А когда же, когда мы будем делать то, что нам хочется, то, что нам приятно? Кончим учиться, будем замуж выходить. Потом у нас будут дети. А когда же мы будем делать то, что нам хочется: скакать верхом, плавать по морям, открывать новые земли, бороться с дикарями и дикими животными? И вообще будем героями и прославимся? Или будем рисовать картины, как Риццони, петь, как Патти, играть "Орлеанскую деву", как Ермолова. Неужели для всего этого надо знать арифметику? И все замечательные люди неизбежно должны учить таблицу умножения? Не может этого быть. Таблица умножения представлялась мне в то время самым трудным, самым непостижимым делом.
Возвращаясь с дачи осенью, я с тоской думала о предстоящем учении. Всю зиму, всю бесконечно долгую зиму мы будем учиться. А зима - это почти год.
Я представляла себе год не круглым, а овальным. Нижняя черта была окрашена в черный цвет - это бесконечная зима. Среди нее ближе к началу светлая точка - Рождество, затем дальше точка поменьше - Масленица и в конце самая большая точка - Пасха. Черный цвет зимы светлел в конце и в мае переходил в нежно-зеленый цвет первых листочков. Весна, лето и осень были такой же длины, как одна зима. Лето короткое, сияющее золотом, и столь же короткая осень - буро-красная. Представление о годе навсегда осталось для меня таким.
1 октября в нашей классной перед иконой Николая Чудотворца служили молебен, молились о преуспеянии нашем в науках, "о даровании нам силы и крепости к познанию учения и к познанию блага и надежды". И я молилась очень усердно, чтобы мне полегче было учиться и не так ужасно скучно. Но мои молитвы, видно, не доходили до Бога. С каждым годом я училась все хуже, и уроки мне становились все ненавистнее.
Одно утешение было - ожидание больших праздников, когда учение наше временно прерывалось.
Праздники Рождества и Пасхи справлялись у нас в доме торжественно. На Рождество у нас всегда была елка . В самом раннем детстве у нас в детской наверху ставили небольшую елку. Я хорошо ее помню. Именно такой я представляла себе елку в сказке Андерсена, когда мне впервые прочли эту сказку. Когда мы подрастали, нам было лет семь-восемь, нас, "верхних детей", приводили вниз, в залу, на большую елку. Приготовления к ней от нас, младших детей, скрывали. Мы волновались за много дней до сочельника, спрашивали прислугу, бегали потихоньку в людскую посмотреть, не привезли ли елку и не прячут ли ее там от нас.
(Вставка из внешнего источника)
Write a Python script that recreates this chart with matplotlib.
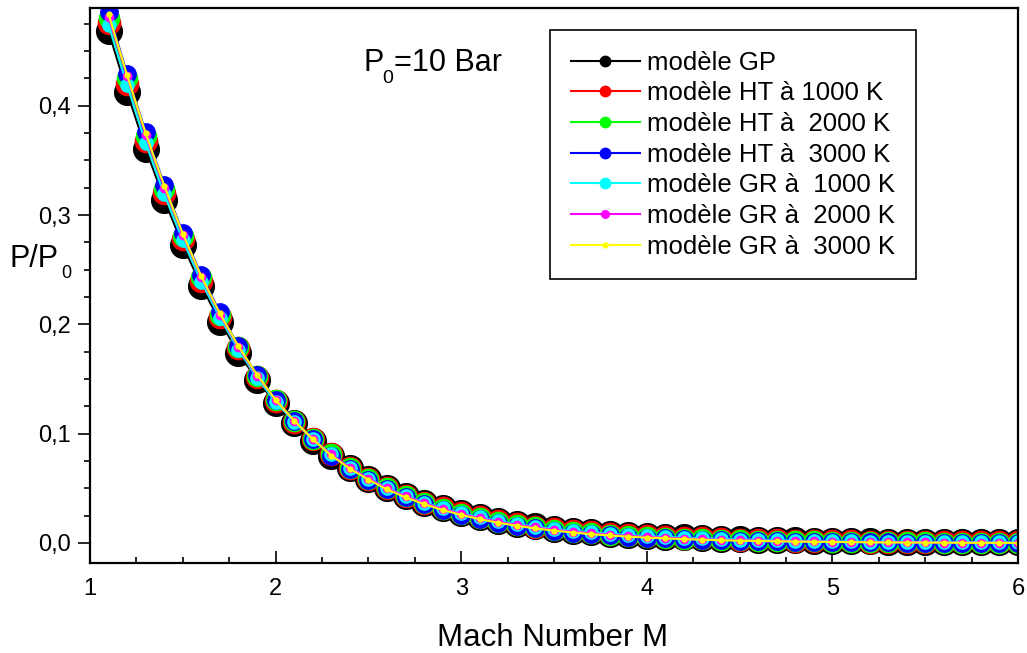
import matplotlib
matplotlib.use("Agg")
import matplotlib.pyplot as plt
from matplotlib.lines import Line2D
from matplotlib.ticker import MultipleLocator, FuncFormatter

plt.rcParams['font.family'] = ['Liberation Sans', 'DejaVu Sans']

mach = [1.1, 1.2, 1.3, 1.4, 1.5, 1.6, 1.7, 1.8, 1.9, 2.0,
        2.1, 2.2, 2.3, 2.4, 2.5, 2.6, 2.7, 2.8, 2.9, 3.0,
        3.1, 3.2, 3.3, 3.4, 3.5, 3.6, 3.7, 3.8, 3.9, 4.0,
        4.1, 4.2, 4.3, 4.4, 4.5, 4.6, 4.7, 4.8, 4.9, 5.0,
        5.1, 5.2, 5.3, 5.4, 5.5, 5.6, 5.7, 5.8, 5.9, 6.0]

gp = [0.4684, 0.4124, 0.3609, 0.3142, 0.2724, 0.2353, 0.2026, 0.1740, 0.1492, 0.1278,
      0.1094, 0.0935, 0.0800, 0.0684, 0.0585, 0.0501, 0.0429, 0.0368, 0.0317, 0.0272,
      0.0235, 0.0202, 0.0175, 0.0151, 0.0131, 0.0114, 0.0099, 0.0086, 0.0075, 0.0066,
      0.0058, 0.0051, 0.0044, 0.0039, 0.0035, 0.0031, 0.0027, 0.0024, 0.0021, 0.0019,
      0.0017, 0.0015, 0.0013, 0.0012, 0.0011, 0.0010, 0.0009, 0.0008, 0.0007, 0.0006]

ht1000 = [0.476, 0.420, 0.368, 0.320, 0.278, 0.240, 0.207, 0.178, 0.152, 0.130,
          0.111, 0.095, 0.081, 0.069, 0.059, 0.0505, 0.0432, 0.0370, 0.0318, 0.0272,
          0.0234, 0.0201, 0.0173, 0.0149, 0.0129, 0.0112, 0.0097, 0.0084, 0.0073, 0.0063,
          0.0055, 0.0048, 0.0042, 0.0036, 0.0032, 0.0028, 0.0024, 0.0021, 0.0019, 0.0016,
          0.0014, 0.0013, 0.0011, 0.0010, 0.0009, 0.0008, 0.0007, 0.0006, 0.0005, 0.0005]

ht2000 = [0.480, 0.425, 0.372, 0.324, 0.281, 0.243, 0.209, 0.179, 0.153, 0.131,
          0.112, 0.095, 0.081, 0.069, 0.059, 0.0500, 0.0428, 0.0365, 0.0312, 0.0266,
          0.0227, 0.0194, 0.0166, 0.0142, 0.0121, 0.0104, 0.0089, 0.0076, 0.0065, 0.0056,
          0.0048, 0.0041, 0.0035, 0.0030, 0.0026, 0.0022, 0.0019, 0.0016, 0.0014, 0.0012,
          0.0010, 0.0009, 0.0007, 0.0006, 0.0005, 0.0004, 0.0003, 0.0003, 0.0002, 0.0002]

ht3000 = [0.486, 0.429, 0.376, 0.328, 0.284, 0.245, 0.211, 0.180, 0.154, 0.131,
          0.112, 0.095, 0.080, 0.068, 0.058, 0.0490, 0.0418, 0.0355, 0.0302, 0.0257,
          0.0218, 0.0185, 0.0157, 0.0133, 0.0113, 0.0096, 0.0081, 0.0069, 0.0058, 0.0049,
          0.0042, 0.0035, 0.0030, 0.0025, 0.0021, 0.0018, 0.0015, 0.0013, 0.0011, 0.0009,
          0.0008, 0.0006, 0.0005, 0.0004, 0.0004, 0.0003, 0.0002, 0.0002, 0.0001, 0.0001]

gr1000 = [0.474, 0.419, 0.366, 0.319, 0.277, 0.239, 0.206, 0.177, 0.151, 0.129,
          0.111, 0.095, 0.081, 0.069, 0.059, 0.0505, 0.0432, 0.0370, 0.0318, 0.0272,
          0.0234, 0.0201, 0.0173, 0.0149, 0.0129, 0.0112, 0.0097, 0.0084, 0.0073, 0.0063,
          0.0055, 0.0048, 0.0042, 0.0036, 0.0032, 0.0028, 0.0024, 0.0021, 0.0019, 0.0016,
          0.0014, 0.0013, 0.0011, 0.0010, 0.0009, 0.0008, 0.0007, 0.0006, 0.0005, 0.0005]

gr2000 = [0.481, 0.427, 0.373, 0.325, 0.282, 0.243, 0.209, 0.179, 0.153, 0.131,
          0.112, 0.095, 0.081, 0.069, 0.059, 0.0500, 0.0428, 0.0365, 0.0312, 0.0266,
          0.0227, 0.0194, 0.0166, 0.0142, 0.0121, 0.0104, 0.0089, 0.0076, 0.0065, 0.0056,
          0.0048, 0.0041, 0.0035, 0.0030, 0.0026, 0.0022, 0.0019, 0.0016, 0.0014, 0.0012,
          0.0010, 0.0009, 0.0007, 0.0006, 0.0005, 0.0004, 0.0003, 0.0003, 0.0002, 0.0002]

gr3000 = [0.484, 0.428, 0.375, 0.327, 0.283, 0.244, 0.210, 0.180, 0.154, 0.131,
          0.112, 0.095, 0.080, 0.068, 0.058, 0.0490, 0.0418, 0.0355, 0.0302, 0.0257,
          0.0218, 0.0185, 0.0157, 0.0133, 0.0113, 0.0096, 0.0081, 0.0069, 0.0058, 0.0049,
          0.0042, 0.0035, 0.0030, 0.0025, 0.0021, 0.0018, 0.0015, 0.0013, 0.0011, 0.0009,
          0.0008, 0.0006, 0.0005, 0.0004, 0.0004, 0.0003, 0.0002, 0.0002, 0.0001, 0.0001]

labels = ["modèle GP", "modèle HT à 1000 K", "modèle HT à  2000 K", "modèle HT à  3000 K",
          "modèle GR à  1000 K", "modèle GR à  2000 K", "modèle GR à  3000 K"]
series = [gp, ht1000, ht2000, ht3000, gr1000, gr2000, gr3000]
colors = ["#000000", "#ff0000", "#00ff00", "#0000ff", "#00ffff", "#ff00ff", "#ffff00"]
msizes = [18.5, 16, 14.5, 12.5, 9.5, 6, 3.5]
leg_msizes = [7.5, 7.5, 7.5, 7.5, 7.5, 5.5, 3.5]

W, H = 1027, 653
fig = plt.figure(figsize=(W / 100, H / 100), dpi=100)
ax = fig.add_axes([90 / W, 90 / H, 928 / W, 555 / H])

for y, c, ms in zip(series, colors, msizes):
    ax.plot(mach, y, color=c, lw=1.5, marker='o', ms=ms, mec=c, mfc=c)

ax.set_xlim(1, 6)
ax.set_ylim(-0.0183, 0.4895)
ax.xaxis.set_major_locator(MultipleLocator(1))
ax.xaxis.set_minor_locator(MultipleLocator(0.25))
ax.yaxis.set_major_locator(MultipleLocator(0.1))
ax.yaxis.set_minor_locator(MultipleLocator(0.025))
ax.yaxis.set_major_formatter(FuncFormatter(lambda v, p: f"{abs(v):.1f}".replace('.', ',')))
ax.tick_params(axis='x', which='major', direction='in', length=8.5, width=1.2, labelsize=17, pad=11, top=False)
ax.tick_params(axis='x', which='minor', direction='in', length=4.5, width=1.2, top=False)
ax.tick_params(axis='y', which='major', direction='out', length=8.5, width=1.2, labelsize=17, pad=5, right=False)
ax.tick_params(axis='y', which='minor', direction='out', length=4.5, width=1.2, right=False)
for s in ax.spines.values():
    s.set_linewidth(1.6)

handles = [Line2D([], [], color=c, lw=1.5, marker='o', ms=m, mec=c, mfc=c)
           for c, m in zip(colors, leg_msizes)]
leg = ax.legend(handles, labels, loc='upper left', bbox_to_anchor=(0.4957, 0.9604),
                fontsize=18.5, frameon=True, fancybox=False, framealpha=1,
                edgecolor='black', handlelength=2.7, handletextpad=0.28,
                labelspacing=0.26, borderpad=0.8, borderaxespad=0)
leg.get_frame().set_linewidth(1.2)


def ftext(x, y, s, size):
    return fig.text(x / W, 1 - y / H, s, fontsize=size, ha='left', va='baseline')


# annotation P0 = 10 Bar
ftext(363, 71, 'P', 22)
ftext(382, 83, '0', 14)
ftext(394, 71, '=10 Bar', 22)

# y label P/P0
ftext(10, 267, 'P/P', 22)
ftext(61, 278, '0', 13)

# x label
fig.text(553 / W, 1 - 646 / H, 'Mach Number M', fontsize=22.5, ha='center', va='baseline')

fig.savefig('out.png', dpi=100)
В сочельник после всенощной, часов в восемь, мы спускались из нашей детской в залу, где за закрытыми дверями, мы уже знали, была елка. Она наполняла все комнаты своим смолистым запахом. Мы были одеты в праздничные платья, мы замирали в благоговейной тишине за дверью, стараясь разглядеть что-нибудь в щелку, и шепотом переговаривались друг с другом. Наконец раздавались звуки музыки, одна из старших сестер играла на рояле что-то очень торжественное, похожее на церковную музыку. (То было нововведение Ивана Карловича - жениха сестры Тани, он предлагал еще петь при этом какие-то хоралы, но сестры наотрез отказались.)